9. The learned Judge concluded by saying that on the facts of that case security should be required.

10. In view of these decisions, especially in view of the case to which I have referred and which is reported in 20 Calcutta Weekly Notes, page 140, I have no doubt that this Court has jurisdiction to entertain this application and, if it thinks fit, to make an order in respect of it.

11. We direct that security to the extent of Rs. 500 for costs of the appeal be furnished by the appellant on or before the 1st June, 1924 to the satisfaction of the Registrar. The appeal will not be heard until the security is furnished; and if the security is not furnished by the 1st June, the appeal will stand dismissed with costs.

12. The appellant must pay the respondent's costs of this application.

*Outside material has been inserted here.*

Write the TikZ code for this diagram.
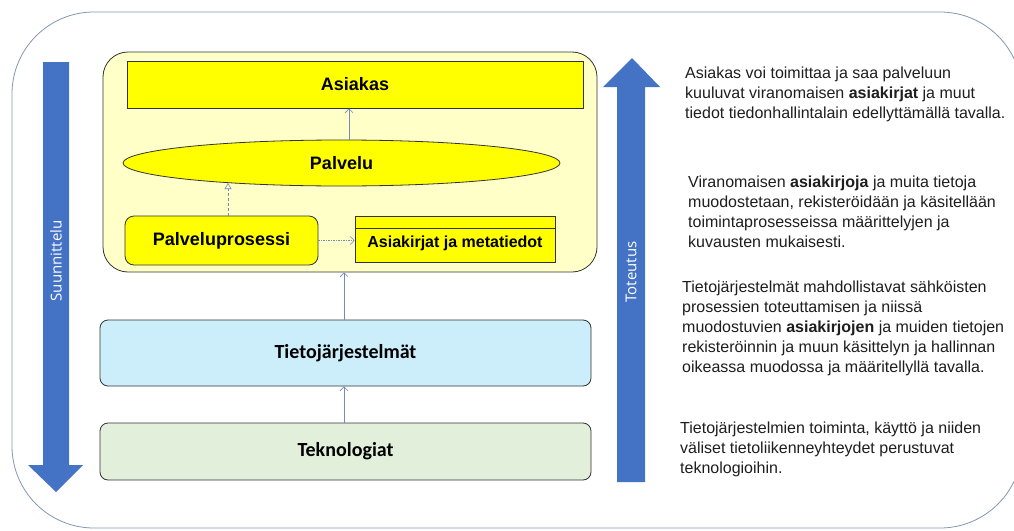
\documentclass[tikz,border=0pt]{standalone}
\usepackage{fontspec}
\setmainfont{Liberation Sans}
\newfontfamily\calfont{Carlito}
\newfontfamily\nuolifont{Open Sans}
\usetikzlibrary{shapes.geometric, arrows.meta}
\definecolor{ulkoreuna}{HTML}{8497B0}
\definecolor{nuolensin}{HTML}{4472C4}
\definecolor{yhteys}{HTML}{7489BC}
\definecolor{vaaleakelt}{HTML}{FFFFC8}
\definecolor{keltainen}{HTML}{FFFF00}
\definecolor{vaaleasin}{HTML}{CCEEFA}
\definecolor{vaaleavihr}{HTML}{E2EFDA}
\definecolor{teksti}{HTML}{1E1E1E}

\begin{document}
\begin{tikzpicture}[x=1pt, y=-1pt,
        laatikko/.style={draw=black!80, line width=0.8pt, inner sep=0pt},
        otsikko/.style={font=\bfseries\fontsize{18}{20}\selectfont},
        kerros/.style={laatikko, rounded corners=8, minimum width=491,
            font=\calfont\bfseries\fontsize{20}{22}\selectfont},
        kuvaus/.style={anchor=north west, align=left, inner sep=0pt, text=teksti,
            font=\fontsize{16}{20}\selectfont},
        linkki/.style={draw=yhteys, line width=0.6pt, -{Straight Barb[length=4pt,width=8pt]}},
        nuoliteksti/.style={text=white, rotate=90, font=\nuolifont\fontsize{15}{17}\selectfont}]
    \useasboundingbox (0,0) rectangle (1014,530);
    \clip (0,0) rectangle (1014,530);
    \fill[white] (0,0) rectangle (1014,530);

    \draw[ulkoreuna, line width=0.8pt, rounded corners=82] (12,12) rectangle (1022,528);

    \fill[nuolensin] (43,62) -- (69,62) -- (69,465) -- (83,465) -- (56,492) -- (28,465) -- (43,465) -- cycle;
    \fill[nuolensin] (617,482) -- (645,482) -- (645,87) -- (660,87) -- (632,58) -- (603,87) -- (617,87) -- cycle;
    \node[nuoliteksti] (suunnittelu) at (56,261) {Suunnittelu};
    \node[nuoliteksti] (toteutus) at (631,272) {Toteutus};

    \node[laatikko, rounded corners=25, fill=vaaleakelt, minimum width=494, minimum height=220] (palvelukerros) at (350,162) {};
    \node[laatikko, otsikko, fill=keltainen, minimum width=456, minimum height=47] (asiakas) at (355,84.5) {Asiakas};
    \node[laatikko, otsikko, ellipse, fill=keltainen, minimum width=437, minimum height=46] (palvelu) at (341.5,163) {Palvelu};
    \node[laatikko, otsikko, rounded corners=9, fill=keltainen, minimum width=193, minimum height=49] (prosessi) at (221.5,240.5) {Palveluprosessi};
    \node[laatikko, fill=keltainen, minimum width=200, minimum height=46, text height=19.6pt, text depth=3.4pt,
        font=\bfseries\fontsize{16}{18}\selectfont] (asiakirjat) at (455,239) {Asiakirjat ja metatiedot};
    \draw[black!80, line width=0.8pt] ([yshift=-13pt]asiakirjat.north west) -- ([yshift=-13pt]asiakirjat.north east);

    \node[kerros, fill=vaaleasin, minimum height=66] (tietojarjestelmat) at (345.5,353) {Tietojärjestelmät};
    \node[kerros, fill=vaaleavihr, minimum height=57] (teknologiat) at (345.5,451.5) {Teknologiat};

    \draw[linkki] ([xshift=7.5pt]palvelu.north) -- ([xshift=7.5pt]palvelu.north |- asiakas.south);
    \draw[linkki, dash pattern=on 3pt off 2pt, -{Triangle[open,length=6pt,width=7pt]}] (prosessi.north -| palvelu.190) -- (palvelu.190);
    \draw[linkki, dash pattern=on 1.5pt off 1pt] (prosessi.east) -- (prosessi.east -| asiakirjat.west);
    \draw[linkki] ([xshift=-1.5pt]tietojarjestelmat.north) -- ([xshift=-1.5pt]tietojarjestelmat.north |- palvelukerros.south);
    \draw[linkki] ([xshift=-1.5pt]teknologiat.north) -- ([xshift=-1.5pt]tietojarjestelmat.south);

    \node[kuvaus] (kuvaus1) at (685,67) {Asiakas voi toimittaa ja saa palveluun\\
        kuuluvat viranomaisen \textbf{asiakirjat} ja muut\\
        tiedot tiedonhallintalain edellyttämällä tavalla.};
    \node[kuvaus] (kuvaus2) at (688,176) {Viranomaisen \textbf{asiakirjoja} ja muita tietoja\\
        muodostetaan, rekisteröidään ja käsitellään\\
        toimintaprosesseissa määrittelyjen ja\\
        kuvausten mukaisesti.};
    \node[kuvaus] (kuvaus3) at (682,281) {Tietojärjestelmät mahdollistavat sähköisten\\
        prosessien toteuttamisen ja niissä\\
        muodostuvien \textbf{asiakirjojen} ja muiden tietojen\\
        rekisteröinnin ja muun käsittelyn ja hallinnan\\
        oikeassa muodossa ja määritellyllä tavalla.};
    \node[kuvaus] (kuvaus4) at (680,422) {Tietojärjestelmien toiminta, käyttö ja niiden\\
        väliset tietoliikenneyhteydet perustuvat\\
        teknologioihin.};
\end{tikzpicture}
\end{document}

13. Since the delivery of judgment, my attention has been drawn to the case of Sabitri Thakurani v. Savi (1), which is a decision of the Judicial Committee of the Privy Council and which confirms the opinion which I have already expressed.

Richardson, J.

14. I agree.

15. The question is, in my opinion, one of procedure; and even if the view were taken that Order XLI, Rule 10, Civil Procedure Code, does not of its own accord apply to appeals from the Original Side and even in the absence of any rule on the subject made by this Court under the powers conferred by Section 129 of the Civil Procedure Code, I should have been disposed to say that a Court having the general powers of this Court would have ample jurisdiction to demand in proper cases security from an appellant for the costs of the appeal. It appears, however, that it has been decided by this Court in the case to which the learned Chief Justice has just referred, that Order XLI, Rule 10, does apply to appeals from the Original Side; and, that being so, there is nothing further to be said in the matter. Since judgment was delivered our attention has been called to the decision of their Lordships of the Privy Council in Sabitri v. Savi (1921) L.R. 48 I.A. 76; 25 C.W.N. 557 which puts the question beyond doubt.